Dzaky jongkok di depan Rara membuatnya terkejut untuk sesaat. "Naiklah aku akan menggendong dirimu," ucap Dzaky. "Tidak usah aku malu," balas Rara memalingkan wajahnya ke arah lain. "Naiklah Rara dan jangan keras kepala aku akan mengantarmu dengan cepat ke Dokter."
Dengan menahan malu Rara naik ke punggung Dzaky dan segera membawanya ke Dokter terdekat.
"Bagaimana keadaanya Dok?" tanya Dzaky yang juga khawatir dengan keadaan istrinya meskipun Rara masih belum mengakuinya sebagai suaminya, Rara sudah menjadi tanggung jawabnya jadi dia harus bisa mengurus segalanya.
"Anda suaminya?

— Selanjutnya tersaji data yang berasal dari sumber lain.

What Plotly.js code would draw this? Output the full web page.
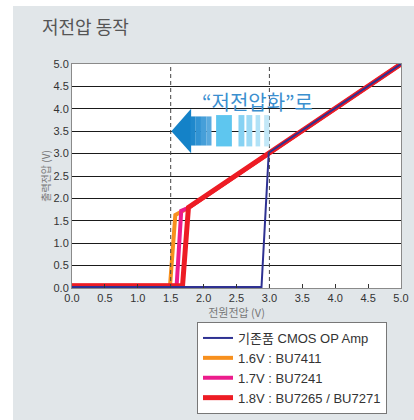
<!DOCTYPE html>
<html>
<head>
<meta charset="utf-8">
<script src="https://cdn.plot.ly/plotly-3.0.1.min.js"></script>
<style>
  html, body { margin: 0; padding: 0; background: #ffffff; }
  #chart { position: absolute; left: 13px; top: 6px; width: 401px; height: 414px; }
</style>
</head>
<body>
<div id="chart"></div>
<script>
// ---- data ----
const seriesNames = ['기존품 CMOS OP Amp', '1.6V : BU7411', '1.7V : BU7241', '1.8V : BU7265 / BU7271'];

const cmosX = [0, 2.80, 2.88, 2.99, 5.0];
const cmosY = [0.02, 0.03, 0.02, 3.02, 5.0];

const bu7411X = [0, 1.49, 1.57, 1.66, 1.77, 5.0];
const bu7411Y = [0.05, 0.05, 1.63, 1.70, 1.79, 5.0];

const bu7241X = [0, 1.59, 1.66, 1.77, 5.0];
const bu7241Y = [0.05, 0.05, 1.72, 1.79, 5.0];

const bu7265X = [0, 1.68, 1.77, 5.0];
const bu7265Y = [0.05, 0.05, 1.80, 5.0];

const xTickVals = [0, 0.5, 1, 1.5, 2, 2.5, 3, 3.5, 4, 4.5, 5];
const xTickText = ['0.0', '0.5', '1.0', '1.5', '2.0', '2.5', '3.0', '3.5', '4.0', '4.5', '5.0'];
const yTickVals = [0, 0.5, 1, 1.5, 2, 2.5, 3, 3.5, 4, 4.5, 5];
const yTickText = ['0.0', '0.5', '1.0', '1.5', '2.0', '2.5', '3.0', '3.5', '4.0', '4.5', '5.0'];

const thresholdLines = [1.5, 3.0];

const labelTitle = '저전압 동작';
const labelXAxis = '전원전압 (V)';
const labelYAxis = '출력전압 (V)';
const labelCallout = '“저전압화”로';

// ---- style ----
const FONT = 'Liberation Sans, Arial, Noto Sans CJK KR, sans-serif';
const KFONT = 'Noto Sans CJK KR, sans-serif';

const traces = [
  { x: bu7411X, y: bu7411Y, name: seriesNames[1], mode: 'lines',
    line: { color: '#f7901e', width: 4 }, legendrank: 2 },
  { x: bu7241X, y: bu7241Y, name: seriesNames[2], mode: 'lines',
    line: { color: '#ec1c8c', width: 4 }, legendrank: 3 },
  { x: bu7265X, y: bu7265Y, name: seriesNames[3], mode: 'lines',
    line: { color: '#ed1c24', width: 5 }, legendrank: 4 },
  { x: cmosX, y: cmosY, name: seriesNames[0], mode: 'lines',
    line: { color: '#2e3192', width: 2 }, legendrank: 1 }
];

const shapes = [];
thresholdLines.forEach(v => shapes.push({
  type: 'line', xref: 'x', yref: 'y', x0: v, x1: v, y0: 0, y1: 5,
  line: { color: '#444', width: 1, dash: '4px,3px' }, layer: 'above'
}));

// callout arrow (pointing left) built in data coordinates
const arrowHead = { tipX: 1.51, baseX: 1.81, midY: 3.5, top: 4.0, bottom: 3.01 };
shapes.push({
  type: 'path', xref: 'x', yref: 'y', layer: 'above', line: { width: 0 },
  fillcolor: '#1482c8',
  path: `M ${arrowHead.tipX},${arrowHead.midY} L ${arrowHead.baseX},${arrowHead.top} L ${arrowHead.baseX},${arrowHead.bottom} Z`
});
const shaftSteps = [
  [1.80, 1.88, '#1f88cc'], [1.88, 1.96, '#3193d3'], [1.96, 2.04, '#469fd9'], [2.04, 2.12, '#5aaade']
];
shaftSteps.forEach(s => shapes.push({
  type: 'rect', xref: 'x', yref: 'y', layer: 'above', line: { width: 0 },
  x0: s[0], x1: s[1], y0: 3.18, y1: 3.83, fillcolor: s[2]
}));
const bars = [
  [2.19, 2.43, '#5ec6ef'], [2.53, 2.62, '#86d2f3'], [2.65, 2.74, '#9cdaf5'], [2.79, 2.86, '#b1e2f7'], [2.92, 3.0, '#c3e8f8']
];
bars.forEach(s => shapes.push({
  type: 'rect', xref: 'x', yref: 'y', layer: 'above', line: { width: 0 },
  x0: s[0], x1: s[1], y0: 3.16, y1: 3.86, fillcolor: s[2]
}));

const layout = {
  width: 401, height: 414,
  margin: { l: 59, r: 13, t: 58, b: 132, autoexpand: false },
  paper_bgcolor: '#e1e6e9',
  plot_bgcolor: '#ffffff',
  font: { family: FONT, color: '#333', size: 11 },
  title: {
    text: labelTitle, xref: 'container', yref: 'container',
    x: 29 / 401, xanchor: 'left', y: 1 - 22 / 414, yanchor: 'middle',
    font: { family: KFONT, size: 18, color: '#555' }
  },
  xaxis: {
    range: [0, 5], tickvals: xTickVals, ticktext: xTickText,
    showgrid: false, zeroline: false,
    ticks: 'inside', ticklen: 4, tickcolor: '#333', tickwidth: 1,
    showline: true, linecolor: '#8a8a8a', linewidth: 1, mirror: true,
    tickfont: { family: FONT, size: 11, color: '#333' },
    title: { text: labelXAxis, standoff: 5, font: { family: KFONT, size: 11, color: '#777' } },
    automargin: false, fixedrange: true
  },
  yaxis: {
    range: [0, 5], tickvals: yTickVals, ticktext: yTickText,
    showgrid: true, gridcolor: '#1a1a1a', gridwidth: 1, zeroline: false,
    ticks: '', showline: true, linecolor: '#8a8a8a', linewidth: 1, mirror: true,
    tickfont: { family: FONT, size: 11, color: '#333' },
    title: { text: labelYAxis, standoff: 1, font: { family: KFONT, size: 10, color: '#777' } },
    automargin: false, fixedrange: true
  },
  showlegend: true,
  legend: {
    x: 125 / 329, xanchor: 'left', y: (282 - 316) / 224, yanchor: 'top',
    bgcolor: '#ffffff', bordercolor: '#777', borderwidth: 1,
    font: { family: FONT, size: 13, color: '#333' },
    itemwidth: 30, traceorder: 'normal'
  },
  shapes: shapes,
  annotations: [{
    text: labelCallout, xref: 'paper', yref: 'paper',
    x: 128 / 329, xanchor: 'left', y: (282 - 95) / 224, yanchor: 'middle',
    showarrow: false, font: { family: KFONT, size: 20, color: '#3b8fcf' }
  }]
};

Plotly.newPlot('chart', traces, layout, { displayModeBar: false, staticPlot: true });
</script>
</body>
</html>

Tolong perhatikan asupan gizinya karena dia sedang dalam keadaan hamil, jangan sampai telat makan seperti ini apalagi memiliki riwayat sakit maag akan sangat berbahaya buat ibu dan juga janin."
"Saya kasih resep vitamin buat istri anda harus setiap hari ya tolong dia diingatkan dan makanlah secara teratur," lanjut Dokter bernama Koh Min Shun.
"Baiklah terima kasih kami permisi dulu," pamit Dzaky meninggalkan klinik dan pulang ke hotel.
Dzaky membaringkan Rara di ranjangnya dan mengambil beberapa potong cake, air putih dan menyiapkan vitamin untuk Rara dengan tenang dia menuju ke ranjang dan meletakkan nampan tersebut di nakas.
"Makanlah sedikit isi perutmu dan minumlah vitaminnya itu akan lebih baik dari sekarang."
"Aku tidak mau!" ucap Rara.
"Oke jika kau tidak mau, tak masalah namun jika terjadi sesuatu terhadap dirimu dan bayimu nanti jangan salahkan orang lain tapi salahkan dirimu sendiri dan kau akan larut dalam penyesalan yang berkepanjangan," ucap Dzaky membuat Rara bergidik ngeri.